**Task objective:** Retype only what runs from the first line of the listing to the line holding "89, 89.9, 91.3, 91.8, 93.5, 94.3, 95.3, 96.9, 99.1, 100, 100]", both included. Do not retype the pictures.

**Dataset extract:**
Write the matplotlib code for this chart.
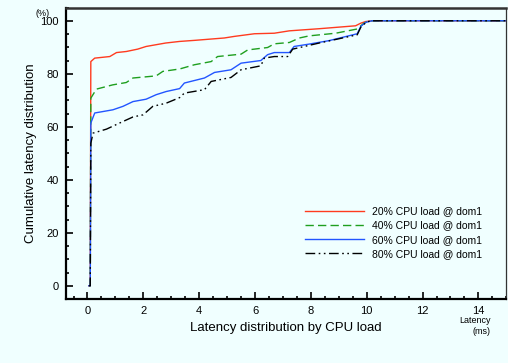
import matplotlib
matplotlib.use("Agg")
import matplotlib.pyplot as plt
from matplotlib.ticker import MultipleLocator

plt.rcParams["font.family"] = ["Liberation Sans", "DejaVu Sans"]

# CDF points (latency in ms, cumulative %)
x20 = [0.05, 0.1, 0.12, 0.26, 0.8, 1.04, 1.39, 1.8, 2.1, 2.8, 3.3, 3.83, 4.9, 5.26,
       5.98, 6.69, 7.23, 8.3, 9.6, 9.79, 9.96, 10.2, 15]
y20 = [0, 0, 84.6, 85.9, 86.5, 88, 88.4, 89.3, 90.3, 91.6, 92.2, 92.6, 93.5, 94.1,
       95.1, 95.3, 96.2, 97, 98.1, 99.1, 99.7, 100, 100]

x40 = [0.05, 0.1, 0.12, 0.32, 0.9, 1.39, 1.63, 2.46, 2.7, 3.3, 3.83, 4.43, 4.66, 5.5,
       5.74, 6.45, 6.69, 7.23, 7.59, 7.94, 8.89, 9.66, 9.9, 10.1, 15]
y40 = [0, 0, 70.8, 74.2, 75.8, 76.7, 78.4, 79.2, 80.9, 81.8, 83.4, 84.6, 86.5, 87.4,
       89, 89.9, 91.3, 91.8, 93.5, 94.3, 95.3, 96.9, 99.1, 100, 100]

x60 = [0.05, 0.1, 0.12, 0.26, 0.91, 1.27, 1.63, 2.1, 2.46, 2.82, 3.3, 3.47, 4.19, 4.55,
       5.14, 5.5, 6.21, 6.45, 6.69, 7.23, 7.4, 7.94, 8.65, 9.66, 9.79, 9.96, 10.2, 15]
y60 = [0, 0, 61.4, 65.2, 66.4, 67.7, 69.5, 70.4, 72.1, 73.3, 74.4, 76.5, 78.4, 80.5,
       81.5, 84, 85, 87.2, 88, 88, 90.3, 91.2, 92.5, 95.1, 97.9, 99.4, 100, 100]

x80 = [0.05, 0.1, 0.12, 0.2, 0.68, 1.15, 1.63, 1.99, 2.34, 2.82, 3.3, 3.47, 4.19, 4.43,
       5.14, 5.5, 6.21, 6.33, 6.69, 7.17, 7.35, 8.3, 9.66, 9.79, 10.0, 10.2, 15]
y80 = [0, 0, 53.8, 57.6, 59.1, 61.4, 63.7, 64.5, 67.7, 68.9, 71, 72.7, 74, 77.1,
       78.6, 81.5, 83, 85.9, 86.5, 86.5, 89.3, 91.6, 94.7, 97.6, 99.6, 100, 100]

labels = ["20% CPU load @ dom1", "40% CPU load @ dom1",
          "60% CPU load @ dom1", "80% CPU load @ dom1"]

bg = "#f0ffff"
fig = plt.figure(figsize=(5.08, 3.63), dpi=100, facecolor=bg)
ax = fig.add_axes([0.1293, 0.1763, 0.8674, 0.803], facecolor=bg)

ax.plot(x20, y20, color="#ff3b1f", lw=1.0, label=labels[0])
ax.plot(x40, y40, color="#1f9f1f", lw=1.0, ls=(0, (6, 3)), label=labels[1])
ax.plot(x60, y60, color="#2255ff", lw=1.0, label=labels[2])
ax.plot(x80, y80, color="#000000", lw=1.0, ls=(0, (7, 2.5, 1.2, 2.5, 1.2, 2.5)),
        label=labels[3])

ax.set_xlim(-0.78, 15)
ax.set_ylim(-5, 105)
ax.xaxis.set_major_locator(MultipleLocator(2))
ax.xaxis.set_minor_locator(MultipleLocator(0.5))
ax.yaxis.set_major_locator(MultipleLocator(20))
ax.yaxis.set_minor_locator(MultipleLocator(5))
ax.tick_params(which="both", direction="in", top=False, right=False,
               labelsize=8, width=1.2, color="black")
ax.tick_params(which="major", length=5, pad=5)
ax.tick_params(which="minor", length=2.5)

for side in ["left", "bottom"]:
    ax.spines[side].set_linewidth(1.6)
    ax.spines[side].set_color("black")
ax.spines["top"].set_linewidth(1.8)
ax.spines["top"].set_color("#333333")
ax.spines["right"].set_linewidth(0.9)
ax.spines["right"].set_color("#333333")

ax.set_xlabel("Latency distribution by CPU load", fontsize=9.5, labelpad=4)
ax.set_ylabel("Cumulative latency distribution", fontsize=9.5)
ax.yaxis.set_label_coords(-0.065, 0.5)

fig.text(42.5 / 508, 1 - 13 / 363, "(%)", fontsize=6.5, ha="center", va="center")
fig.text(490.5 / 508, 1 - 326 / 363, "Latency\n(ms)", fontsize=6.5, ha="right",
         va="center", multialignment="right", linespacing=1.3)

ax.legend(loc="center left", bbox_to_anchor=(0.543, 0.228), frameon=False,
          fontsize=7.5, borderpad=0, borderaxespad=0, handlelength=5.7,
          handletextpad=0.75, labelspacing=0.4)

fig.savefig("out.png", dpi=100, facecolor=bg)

**Answer to this task:**
Write the matplotlib code for this chart.
import matplotlib
matplotlib.use("Agg")
import matplotlib.pyplot as plt
from matplotlib.ticker import MultipleLocator

plt.rcParams["font.family"] = ["Liberation Sans", "DejaVu Sans"]

# CDF points (latency in ms, cumulative %)
x20 = [0.05, 0.1, 0.12, 0.26, 0.8, 1.04, 1.39, 1.8, 2.1, 2.8, 3.3, 3.83, 4.9, 5.26,
       5.98, 6.69, 7.23, 8.3, 9.6, 9.79, 9.96, 10.2, 15]
y20 = [0, 0, 84.6, 85.9, 86.5, 88, 88.4, 89.3, 90.3, 91.6, 92.2, 92.6, 93.5, 94.1,
       95.1, 95.3, 96.2, 97, 98.1, 99.1, 99.7, 100, 100]

x40 = [0.05, 0.1, 0.12, 0.32, 0.9, 1.39, 1.63, 2.46, 2.7, 3.3, 3.83, 4.43, 4.66, 5.5,
       5.74, 6.45, 6.69, 7.23, 7.59, 7.94, 8.89, 9.66, 9.9, 10.1, 15]
y40 = [0, 0, 70.8, 74.2, 75.8, 76.7, 78.4, 79.2, 80.9, 81.8, 83.4, 84.6, 86.5, 87.4,
       89, 89.9, 91.3, 91.8, 93.5, 94.3, 95.3, 96.9, 99.1, 100, 100]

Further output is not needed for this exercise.